News

17 dec 2023

Investments affects pandemics

A relatively small number of powerful financial institutions, such as investment companies, pension funds, and banks could help accelerate actions that mitigate the risks of new pandemics

Many emerging and re-emerging infectious diseases, especially zoonotic diseases such as ebola or new coronaviruses, emerge as the result of intensified human activities such as deforestation, expansion of agricultural land, and increased hunting and trading of wildlife.

Now, researchers have mapped the financial sector’s influence on the emergence of infectious diseases. The team was lead by former GEDB researcher Victor Galaz (Stockholm Resilience Centre) and includes GEDB team leader Peter Søgaard Jørgensen and former GEDB researcher Alice Dauriach.

The new study, published in the scientific journal Lancet Planetary Health, identified public and private companies operating in economic sectors associated with increased risks of emerging and re-emerging infectious diseases.

Where data was available, the researchers analyzed the financial entities with equity ownership in 99 identified public companies. They found that a handful of largely US-based financial entities, including Vanguard, State Street, BlackRock, and T Rowe Price, have substantial investments in these companies. But even public investors such as the state of California, Norway through its Sovereign Wealth Fund, and Sweden through its pension funds, hold shares in companies that operate in known regional hotspots for emerging infectious diseases. 
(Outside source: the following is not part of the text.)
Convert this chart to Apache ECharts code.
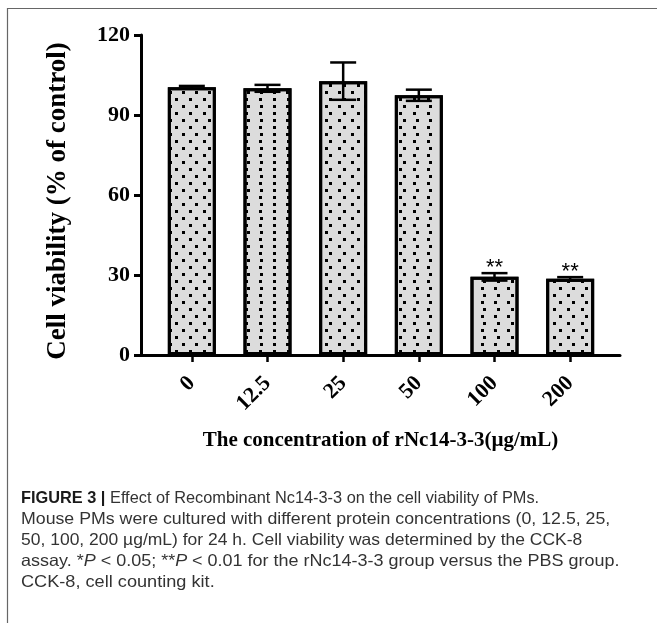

“Financial actors have an important, but often ignored, role in helping prevent the emergence of infectious diseases. Their investments enable economic activities in known zoonotic disease hotspots globally. Large investors hold potential influence over companies operating in these hotspots, and this influence could be leveraged to mitigate risks of new pandemics,” says Victor Galaz, lead author of the study and senior researcher at the Stockholm Resilience Centre at Stockholm University.

In the article, the researchers list a number of policies and practices which investors could push for, including ecological restoration measures, the creation of pathogen surveillance systems, and improvements in the health and economic security of communities living in geographical hotspots of emerging and re-emerging infectious diseases.